*Requirements*
Output the first line of the listing and each line after it, up to and including the line that contains "nxf092 = [0.2, 1.3, 3.3, 6.6, 7.2, 7.9, 8.7, 9.5]", exactly as written, minus the pictures.

─── Data listing

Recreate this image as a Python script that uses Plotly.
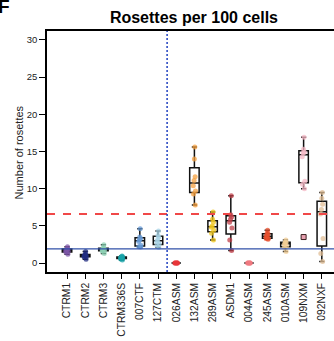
import plotly.graph_objects as go

# Sample groups in plotting order
groups = ["CTRM1", "CTRM2", "CTRM3", "CTRM336S", "007CTF", "127CTM",
          "026ASM", "132ASM", "289ASM", "ASDM1", "004ASM", "245ASM",
          "010ASM", "109NXM", "092NXF"]

# Rosettes per 100 cells, one list per line
ctrm1 = [1.2, 1.45, 1.55, 1.65, 1.75, 1.85, 1.95, 2.2]
ctrm2 = [0.5, 0.8, 0.9, 0.95, 1.05, 1.1, 1.2, 1.55]
ctrm3 = [1.3, 1.6, 1.7, 1.75, 1.85, 1.95, 2.05, 2.45]
ctrm336s = [0.4, 0.55, 0.65, 0.7, 0.72, 0.8, 0.85, 0.95]
ctf007 = [2.15, 2.2, 2.4, 2.9, 3.1, 3.3, 3.5, 4.6]
ctm127 = [2.1, 2.4, 2.6, 2.9, 3.1, 3.5, 3.7, 4.3]
asm026 = [0, 0, 0, 0, 0, 0]
asm132 = [7.8, 9.3, 9.7, 10.4, 11.1, 11.6, 14.0, 15.6]
asm289 = [3.1, 4.0, 4.4, 4.8, 5.0, 5.5, 5.9, 6.85]
asdm1 = [1.7, 3.1, 4.7, 5.5, 5.9, 6.2, 6.5, 9.05]
asm004 = [0, 0, 0, 0, 0, 0]
asm245 = [3.2, 3.3, 3.35, 3.5, 3.7, 3.9, 4.0, 4.4]
asm010 = [1.56, 2.1, 2.3, 2.5, 2.7, 2.75, 2.85, 3.1]
nxm109 = [10.0, 10.6, 11.0, 14.3, 14.8, 14.9, 15.3, 16.9]
nxf092 = [0.2, 1.3, 3.3, 6.6, 7.2, 7.9, 8.7, 9.5]

group_values = [ctrm1, ctrm2, ctrm3, ctrm336s, ctf007, ctm127, asm026, asm132,
                asm289, asdm1, asm004, asm245, asm010, nxm109, nxf092]

colors = ["#7E57A8", "#232D82", "#8ED1B4", "#17A3A8", "#6699D5", "#A8D3E6",
          "#E8353A", "#F4A040", "#EFC51C", "#C0404A", "#F07A80", "#E8502E",
          "#F2CE96", "#F6B8C6", "#E0BE96"]

# Extra single marker drawn at 109NXM
extra_group = ["109NXM"]
extra_value = [3.5]

control_level = 1.9
threshold_level = 6.6
ticks_y = [0, 5, 10, 15, 20, 25, 30]

FONT = "Liberation Sans, Arial, sans-serif"

fig = go.Figure()
for name, vals, col in zip(groups, group_values, colors):
    fig.add_trace(go.Box(
        x=[name] * len(vals), y=vals, name=name,
        boxpoints="all", jitter=0.35, pointpos=0, width=0.52,
        fillcolor="rgba(255,255,255,0)",
        line=dict(color="#111111", width=1.5),
        whiskerwidth=0.55,
        marker=dict(color=col, size=5, opacity=0.75, line=dict(width=0)),
        showlegend=False, hoverinfo="skip",
    ))

fig.add_trace(go.Scatter(
    x=extra_group, y=extra_value, mode="markers",
    marker=dict(symbol="square", size=5, color="#E8A0B0",
                line=dict(color="#3A2020", width=1)),
    showlegend=False, hoverinfo="skip",
))

# Reference levels and the control / patient divider
fig.add_shape(type="line", xref="paper", x0=0, x1=1, yref="y",
              y0=threshold_level, y1=threshold_level,
              line=dict(color="#F04848", width=2, dash="8px,8px"))
fig.add_shape(type="line", xref="paper", x0=0, x1=1, yref="y",
              y0=control_level, y1=control_level,
              line=dict(color="#3050A8", width=1.3))
fig.add_shape(type="line", xref="x", x0=5.5, x1=5.5, yref="paper",
              y0=0, y1=1,
              line=dict(color="#2040C0", width=1.5, dash="2px,2px"))

fig.add_annotation(text="Number of rosettes", xref="paper", yref="paper",
                   x=-0.0976, y=0.496, xanchor="center", yanchor="middle",
                   textangle=-90, showarrow=False,
                   font=dict(family=FONT, size=11, color="#222222"))
fig.add_annotation(text="<b>F</b>", xref="paper", yref="paper",
                   x=-0.178, y=1.155, xanchor="left", yanchor="top",
                   showarrow=False, font=dict(family=FONT, size=19, color="black"))

fig.update_layout(
    width=334, height=341,
    margin=dict(l=47, r=0, t=31, b=69),
    paper_bgcolor="white", plot_bgcolor="white",
    font=dict(family=FONT, color="#222222"),
    title=dict(text="<b>Rosettes per 100 cells</b>", xref="paper", x=0.512,
               xanchor="center", yref="container", y=1 - 17.8 / 341,
               yanchor="middle", font=dict(family=FONT, size=16, color="black")),
    boxmode="overlay",
)
fig.update_xaxes(
    type="category", categoryorder="array", categoryarray=groups,
    range=[-1.1, 14.67], showgrid=False, zeroline=False,
    showline=True, linecolor="black", linewidth=1.5, mirror=True,
    ticks="outside", ticklen=5, tickwidth=1, tickcolor="black",
    tickangle=-90, tickfont=dict(family=FONT, size=10.3, color="#222222"),
)
fig.update_yaxes(
    range=[-1.2, 31.2], tickvals=ticks_y, showgrid=False, zeroline=False,
    showline=True, linecolor="black", linewidth=1.5,
    ticks="outside", ticklen=6, tickwidth=1, tickcolor="black",
    tickfont=dict(family=FONT, size=9.5, color="#222222"),
)

fig.write_html("out.html")
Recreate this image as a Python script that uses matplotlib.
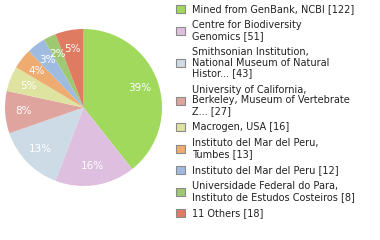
import matplotlib
matplotlib.use("Agg")
import matplotlib.pyplot as plt
from matplotlib.patches import Patch

# Daten aus der Vorlage
labels = [
    "Mined from GenBank, NCBI [122]",
    "Centre for Biodiversity\nGenomics [51]",
    "Smithsonian Institution,\nNational Museum of Natural\nHistor... [43]",
    "University of California,\nBerkeley, Museum of Vertebrate\nZ... [27]",
    "Macrogen, USA [16]",
    "Instituto del Mar del Peru,\nTumbes [13]",
    "Instituto del Mar del Peru [12]",
    "Universidade Federal do Para,\nInstituto de Estudos Costeiros [8]",
    "11 Others [18]",
]
counts = [122, 51, 43, 27, 16, 13, 12, 8, 18]
colors = ["#a0d95c", "#dfbfe0", "#cddbe6", "#e0a49e", "#dee3a0",
          "#efac71", "#9fbce0", "#9fc872", "#df7b60"]

W, H = 380, 240
fig = plt.figure(figsize=(W / 100, H / 100), dpi=100)

# Kreis: Mittelpunkt (83.5, 107.5) px, Radius 78.5 px
cx, cy, r = 83.5, 107.5, 78.5
ax = fig.add_axes([(cx - r) / W, (H - cy - r) / H, 2 * r / W, 2 * r / H])

wedges, _, autotexts = ax.pie(
    counts, colors=colors, startangle=90, counterclock=False,
    autopct=lambda p: f"{int(p + 1e-9)}%",
    pctdistance=0.76, wedgeprops=dict(linewidth=0),
    textprops=dict(color="white", fontsize=7.5),
)
ax.set_xlim(-1, 1)
ax.set_ylim(-1, 1)
ax.set_aspect("auto")

handles = [Patch(facecolor=c, edgecolor="#8a8a8a", linewidth=0.8) for c in colors]
leg = fig.legend(
    handles, labels, loc="upper left",
    bbox_to_anchor=(176 / W, 1 - 4 / H),
    frameon=False, fontsize=7, borderpad=0, borderaxespad=0,
    handlelength=0.9, handleheight=0.9, handletextpad=0.7,
    labelspacing=0.64,
)
for t in leg.get_texts():
    t.set_color("#222222")
    t.set_linespacing(1.08)

fig.savefig("out.png", dpi=100)
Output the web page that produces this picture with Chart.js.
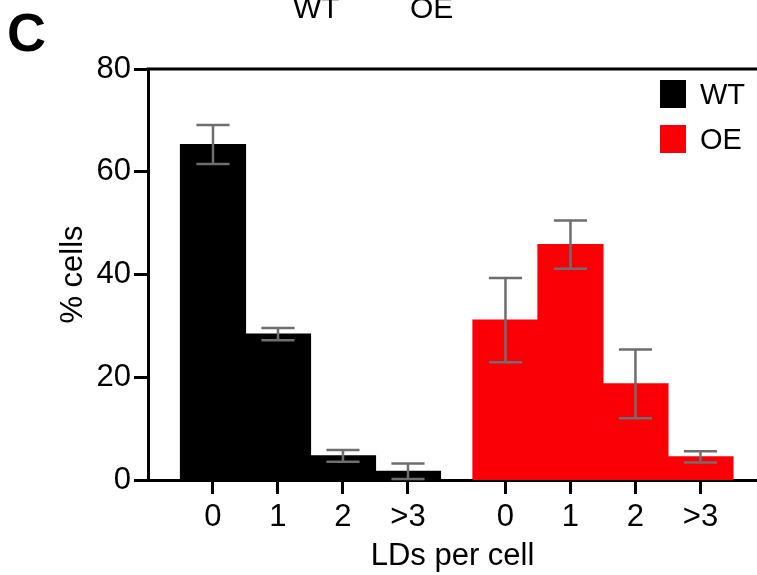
<!DOCTYPE html>
<html>
<head>
<meta charset="utf-8">
<script src="https://cdn.jsdelivr.net/npm/chart.js@4/dist/chart.umd.min.js"></script>
<style>
  html, body { margin: 0; padding: 0; background: #fff; }
  .wrap { position: relative; width: 757px; height: 575px; overflow: hidden; font-family: "Liberation Sans", Arial, sans-serif; color: #000; }
  canvas { position: absolute; left: 0; top: 0; }
  .panel { position: absolute; left: 7px; top: 5px; font-size: 54px; font-weight: bold; line-height: 1; }
  .head { position: absolute; top: -7px; font-size: 30px; line-height: 1; }
  .legend { position: absolute; left: 660px; top: 80px; }
  .legend-row { display: flex; align-items: center; height: 28px; margin-bottom: 17px; font-size: 29px; }
  .legend-row span.box { width: 26px; height: 28px; margin-right: 14px; }
</style>
</head>
<body>
<div class="wrap">
  <canvas id="ldChart" width="757" height="575"></canvas>
  <div class="panel">C</div>
  <div class="head" style="left:293px">WT</div>
  <div class="head" style="left:410px">OE</div>
  <div class="legend" id="legend"></div>
</div>
<script>
// ── data ──
const categories = ['0', '1', '2', '>3'];
const wtPos = [0, 1, 2, 3];
const oePos = [4.5, 5.5, 6.5, 7.5];
const wtMean = [65.3, 28.4, 4.7, 1.7];
const wtErr = [3.8, 1.2, 1.15, 1.5];
const oeMean = [31.1, 45.8, 18.7, 4.5];
const oeErr = [8.2, 4.7, 6.7, 1.1];
const yTicks = [0, 20, 40, 60, 80];

const FONT = '"Liberation Sans", Arial, sans-serif';
const WT_COLOR = '#000000';
const OE_COLOR = '#fa0006';

const allPos = wtPos.concat(oePos);
const allLabels = categories.concat(categories);

function toPoints(xs, ys) { return xs.map((x, i) => ({ x, y: ys[i] })); }

// ── error bars (mean ± err), drawn after the bars ──
const errorBars = {
  id: 'errorBars',
  afterDatasetsDraw(chart) {
    const { ctx, scales: { y } } = chart;
    ctx.save();
    ctx.strokeStyle = '#6e6e6e';
    ctx.lineWidth = 2.5;
    chart.data.datasets.forEach((ds, i) => {
      const meta = chart.getDatasetMeta(i);
      meta.data.forEach((bar, j) => {
        const m = ds.data[j].y, e = ds.errors[j];
        const yTop = y.getPixelForValue(m + e);
        const yBot = y.getPixelForValue(Math.max(m - e, 0));
        const half = bar.width * 0.255;
        ctx.beginPath();
        ctx.moveTo(bar.x, yTop); ctx.lineTo(bar.x, yBot);
        ctx.moveTo(bar.x - half, yTop); ctx.lineTo(bar.x + half, yTop);
        ctx.moveTo(bar.x - half, yBot); ctx.lineTo(bar.x + half, yBot);
        ctx.stroke();
      });
    });
    ctx.restore();
  },
  afterDraw(chart) {
    // top frame line
    const { ctx, chartArea } = chart;
    ctx.save();
    ctx.strokeStyle = '#000';
    ctx.lineWidth = 3;
    ctx.beginPath();
    ctx.moveTo(chartArea.left - 1.5, chartArea.top);
    ctx.lineTo(chartArea.right, chartArea.top);
    ctx.stroke();
    ctx.restore();
  }
};

const axisFont = { family: FONT, size: 31 };

const chart = new Chart(document.getElementById('ldChart'), {
  type: 'bar',
  data: {
    datasets: [
      { label: 'WT', data: toPoints(wtPos, wtMean), errors: wtErr, backgroundColor: WT_COLOR },
      { label: 'OE', data: toPoints(oePos, oeMean), errors: oeErr, backgroundColor: OE_COLOR }
    ]
  },
  options: {
    responsive: false,
    animation: false,
    devicePixelRatio: 1,
    grouped: false,
    categoryPercentage: 1,
    barPercentage: 1,
    borderWidth: 0,
    inflateAmount: 0.6,
    layout: { padding: { top: 69, left: 0, right: 0, bottom: 0 } },
    plugins: { legend: { display: false }, tooltip: { enabled: false } },
    scales: {
      x: {
        type: 'linear',
        offset: false,
        min: -1,
        max: 8.37,
        afterBuildTicks: s => { s.ticks = allPos.map(v => ({ value: v })); },
        afterFit: s => { s.height = 95; },
        ticks: {
          font: axisFont, color: '#000', padding: 5, maxRotation: 0, autoSkip: false,
          callback: (v, i) => allLabels[i]
        },
        grid: { offset: false, drawOnChartArea: false, drawTicks: true, tickLength: 14, tickWidth: 3, tickColor: '#000' },
        border: { display: true, color: '#000', width: 3 },
        title: { display: true, text: 'LDs per cell', font: axisFont, color: '#000', padding: { top: 0, bottom: 0 } }
      },
      y: {
        min: 0,
        max: 80,
        afterBuildTicks: s => { s.ticks = yTicks.map(v => ({ value: v })); },
        afterFit: s => { s.width = 148; },
        ticks: { font: axisFont, color: '#000', padding: 3 },
        grid: { drawOnChartArea: false, drawTicks: true, tickLength: 14, tickWidth: 3, tickColor: '#000' },
        border: { display: true, color: '#000', width: 3 },
        title: { display: true, text: '% cells', font: axisFont, color: '#000', padding: { top: 55, bottom: 0 } }
      }
    }
  },
  plugins: [errorBars]
});

// ── legend ──
document.getElementById('legend').innerHTML = chart.data.datasets.map(ds =>
  `<div class="legend-row"><span class="box" style="background:${ds.backgroundColor}"></span>${ds.label}</div>`
).join('');
</script>
</body>
</html>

──────

*Solution to the exercise*
Recreate this image as a Python script that uses Plotly.
import plotly.graph_objects as go

# Sample groups in plotting order
groups = ["CTRM1", "CTRM2", "CTRM3", "CTRM336S", "007CTF", "127CTM",
          "026ASM", "132ASM", "289ASM", "ASDM1", "004ASM", "245ASM",
          "010ASM", "109NXM", "092NXF"]

# Rosettes per 100 cells, one list per line
ctrm1 = [1.2, 1.45, 1.55, 1.65, 1.75, 1.85, 1.95, 2.2]
ctrm2 = [0.5, 0.8, 0.9, 0.95, 1.05, 1.1, 1.2, 1.55]
ctrm3 = [1.3, 1.6, 1.7, 1.75, 1.85, 1.95, 2.05, 2.45]
ctrm336s = [0.4, 0.55, 0.65, 0.7, 0.72, 0.8, 0.85, 0.95]
ctf007 = [2.15, 2.2, 2.4, 2.9, 3.1, 3.3, 3.5, 4.6]
ctm127 = [2.1, 2.4, 2.6, 2.9, 3.1, 3.5, 3.7, 4.3]
asm026 = [0, 0, 0, 0, 0, 0]
asm132 = [7.8, 9.3, 9.7, 10.4, 11.1, 11.6, 14.0, 15.6]
asm289 = [3.1, 4.0, 4.4, 4.8, 5.0, 5.5, 5.9, 6.85]
asdm1 = [1.7, 3.1, 4.7, 5.5, 5.9, 6.2, 6.5, 9.05]
asm004 = [0, 0, 0, 0, 0, 0]
asm245 = [3.2, 3.3, 3.35, 3.5, 3.7, 3.9, 4.0, 4.4]
asm010 = [1.56, 2.1, 2.3, 2.5, 2.7, 2.75, 2.85, 3.1]
nxm109 = [10.0, 10.6, 11.0, 14.3, 14.8, 14.9, 15.3, 16.9]
nxf092 = [0.2, 1.3, 3.3, 6.6, 7.2, 7.9, 8.7, 9.5]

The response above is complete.